A Critical Reflection on Large Language Models in Clinical Psychology

Giulio Vidotto, Davide Ditolve, Anna Panzeri

Large Language Models (LLMs) are not only technical tools but epistemic actors that simulate understanding, reasoning, and memory. This paper analyses four interrelated dimensions of LLM functioning (i.e., malfunctioning, simulated metacognition, memory, and ethics) through a critical psychological lens. It argues that what appears as reflective or reliable output is often a structurally constrained simulation shaped by linguistic optimization rather than epistemic grounding. Drawing on recent empirical findings, we show how LLMs outperform humans in specific problem-solving tasks without accessing semantic insight, and how linguistic fluency can foster illusions of authority or intentionality. The notion of malfunction is reframed as a systemic byproduct of generative alignment, not as a technical error. Simulated metacognition, while functionally useful, lacks self-representation and introspective depth. Memory, meanwhile, enables narrative coherence but risks anthropomorphic misattribution. Finally, ethics is relocated from the model’s «behaviour» to its design and governance structures.
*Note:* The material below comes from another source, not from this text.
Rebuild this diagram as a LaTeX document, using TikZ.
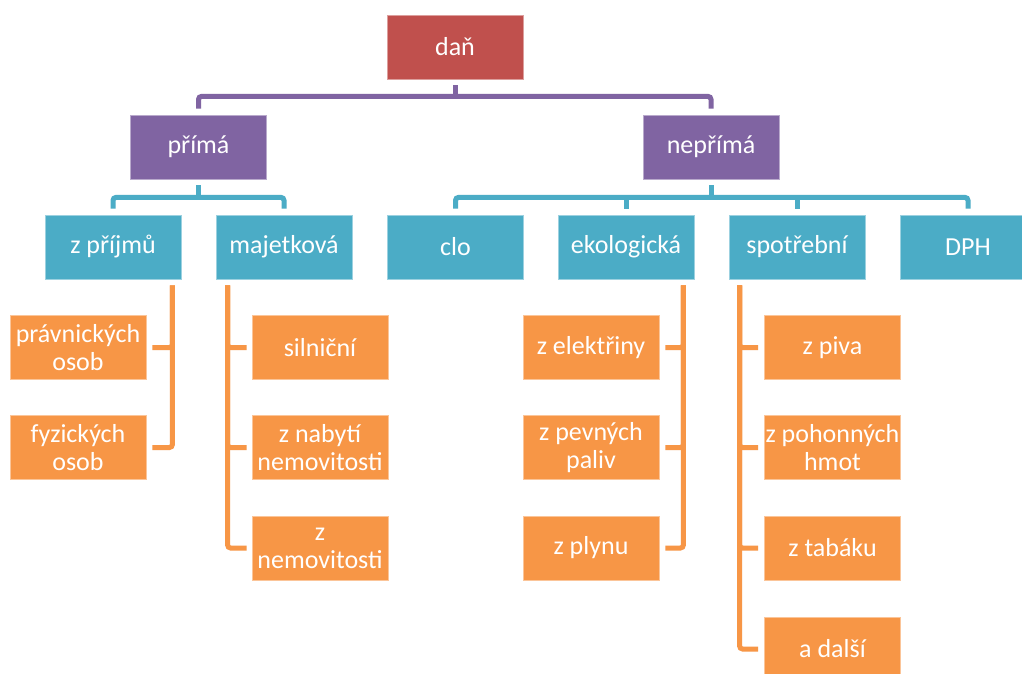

This perspective calls for an epistemology of simulation: one that distinguishes surface competence from cognitive commitment, and that equips researchers and clinicians to critically integrate LLMs into practice without conflating performance with understanding. We also outline two practical tools: the Socratic Stress Test (SST), based on assertion-to-source mapping, principled abstention, and diachronic coherence checks, and a structured functional grid for coding outputs and supporting transparent auditing in clinical contexts while preserving measurement validity across sessions.

DOI 
10.14605/PCC3222605

Keywords
Large language models (LLMs), Clinical psychology, Socratic Stress Test (SST), Assertion-to-source mapping, Simulated metacognition, Confabulation (hallucinations), Model memory, Human-in-the-loop (decision support).